How long can meat be in fridge?


 

John Solodar

New member
How long ahead of time can you purchase meat and safely keep it in the fridge before cooking?

Can I purchase anytime this week to smoke on Sunday? Or should I wait until later in the week (Thu or Fri) to purchase?

Let's assume it is not frozen.

Thanks,

John
 
Any time up to a week in advance should be okay.

I go by the "Sell By" or "Use By" date.

Frankly, I think my frig does a better job than a store's open meat displays. If it can sit in those open displays until that date, why can't it sit in my frig for the same time?
 
John, a lot depends on how the meat is packaged and if it is kept at a safe temp zone from store to fridge. Also what kind of meat. Brisket for example if in a cryopak can be held under refrigeration for several weeks and probably benefitts from the aging process. chicken I would say no more than a few days and should be bought really cold, in fact since most commercial chicken is fresh frozen and then thawed buy the store I try to get mine still a bit icy. Pork butt and ribs up to a week but I prefer less maybe 2-4 days.

Mark
 
Yup. Beef in cryo can go much longer. Wet aging is all about that. Once repackaged though and the dynamics change.

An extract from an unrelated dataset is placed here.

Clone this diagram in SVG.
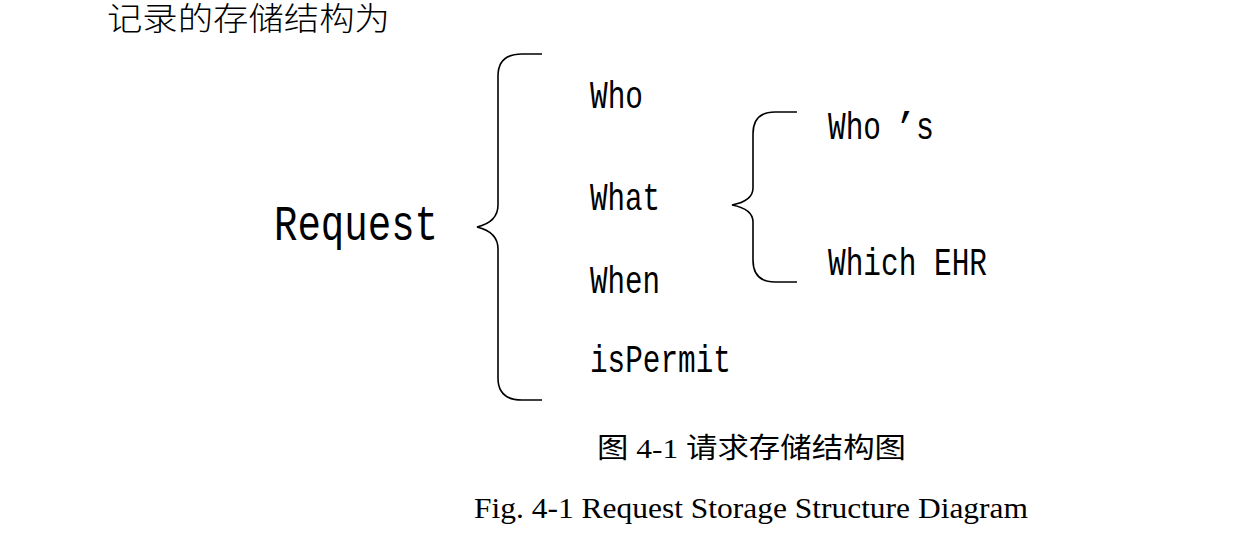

Pork (and lamb) in cryo will last longer than retail packaging, but it does not benefit from aging.

Poultry's quality can suffer within a couple or three days.

I ignore sell-by dates as they are generally arbitrary and the sellers are free to change them anyway.
 
Call me funny (go ahead),but I don't like to keep thawed meat in the fridge for more than a day or two. Even in cryo or the store plastic wrap,if it's gonna be more than a couple of days before I'm going to cook something,I will freeze,then thaw a few days before I cook. It might be just the old Army cook in me,but no one has ever gotten sick off of anything I've cooked either!
 
But they likely wouldn't were you not to cook it as quickly. (Not suggesting you do something you don't want to - just sayin'.)

Cooking to proper temps will pasteurize the meat and make it safe to consume. There really isn't anything in terms of pathogens that will grow on raw in a cold fridge that cooking won't take care of. Listeria maybe, if present, but not likely.

More important in terms of pathogen growth on meats is that which occurs after cooking.

For raw meat (or poultry) that is held too long before cooking the concern is spoilage bacteria. They are responsible for off odors, off flavors and a slimy texture. Not something that anyone wants to eat but none are responsible for food borne illness. (Pathogens that cause food borne illness have no odor no flavor, and do not cause odors or bad flavors wither.)